* DATA BLOCK:
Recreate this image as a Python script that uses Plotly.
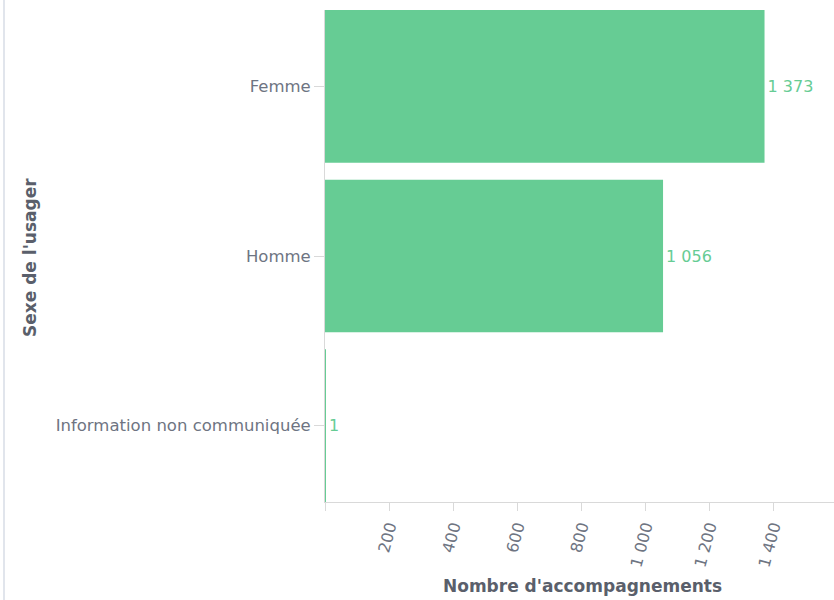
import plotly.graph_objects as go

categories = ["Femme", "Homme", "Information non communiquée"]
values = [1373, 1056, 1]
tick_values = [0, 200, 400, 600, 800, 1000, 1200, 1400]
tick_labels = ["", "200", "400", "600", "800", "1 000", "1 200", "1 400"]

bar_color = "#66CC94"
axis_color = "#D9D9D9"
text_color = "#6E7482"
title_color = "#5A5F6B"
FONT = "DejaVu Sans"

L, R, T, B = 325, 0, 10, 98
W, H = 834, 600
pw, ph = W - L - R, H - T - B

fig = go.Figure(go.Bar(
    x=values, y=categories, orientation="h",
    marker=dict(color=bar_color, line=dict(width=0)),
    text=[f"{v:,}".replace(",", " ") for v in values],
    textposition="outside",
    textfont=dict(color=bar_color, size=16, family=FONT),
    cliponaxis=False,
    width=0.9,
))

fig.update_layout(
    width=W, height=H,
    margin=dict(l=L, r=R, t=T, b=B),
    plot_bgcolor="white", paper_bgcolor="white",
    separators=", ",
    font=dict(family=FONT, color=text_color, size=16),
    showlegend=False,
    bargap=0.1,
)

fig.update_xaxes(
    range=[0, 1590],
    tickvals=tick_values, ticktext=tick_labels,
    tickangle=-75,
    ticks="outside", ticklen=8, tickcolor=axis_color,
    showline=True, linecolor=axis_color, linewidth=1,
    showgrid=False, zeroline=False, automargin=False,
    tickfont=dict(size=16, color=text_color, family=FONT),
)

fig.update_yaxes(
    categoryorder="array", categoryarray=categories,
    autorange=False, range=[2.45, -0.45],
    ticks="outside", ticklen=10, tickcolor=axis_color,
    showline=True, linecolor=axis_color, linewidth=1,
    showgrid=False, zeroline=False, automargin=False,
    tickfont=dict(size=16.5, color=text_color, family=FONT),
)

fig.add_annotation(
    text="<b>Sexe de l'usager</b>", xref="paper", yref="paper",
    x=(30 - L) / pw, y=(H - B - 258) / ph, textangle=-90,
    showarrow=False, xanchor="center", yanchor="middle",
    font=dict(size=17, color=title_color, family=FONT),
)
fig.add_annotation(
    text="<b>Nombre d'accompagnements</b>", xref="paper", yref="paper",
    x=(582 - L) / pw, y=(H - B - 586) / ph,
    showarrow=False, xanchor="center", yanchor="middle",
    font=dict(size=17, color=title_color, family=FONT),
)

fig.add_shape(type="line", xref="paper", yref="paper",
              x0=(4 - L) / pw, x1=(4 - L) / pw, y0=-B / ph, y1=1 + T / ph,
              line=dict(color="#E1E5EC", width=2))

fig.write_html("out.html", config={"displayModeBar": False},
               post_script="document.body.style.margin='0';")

* AIM OF THE TASK:
Write out nothing but the lines from the start of the data through the line with "pw, ph = W - L - R, H - T - B". Leave out the pictures.

* ANSWER TO THIS TASK:
Recreate this image as a Python script that uses Plotly.
import plotly.graph_objects as go

categories = ["Femme", "Homme", "Information non communiquée"]
values = [1373, 1056, 1]
tick_values = [0, 200, 400, 600, 800, 1000, 1200, 1400]
tick_labels = ["", "200", "400", "600", "800", "1 000", "1 200", "1 400"]

bar_color = "#66CC94"
axis_color = "#D9D9D9"
text_color = "#6E7482"
title_color = "#5A5F6B"
FONT = "DejaVu Sans"

L, R, T, B = 325, 0, 10, 98
W, H = 834, 600
pw, ph = W - L - R, H - T - B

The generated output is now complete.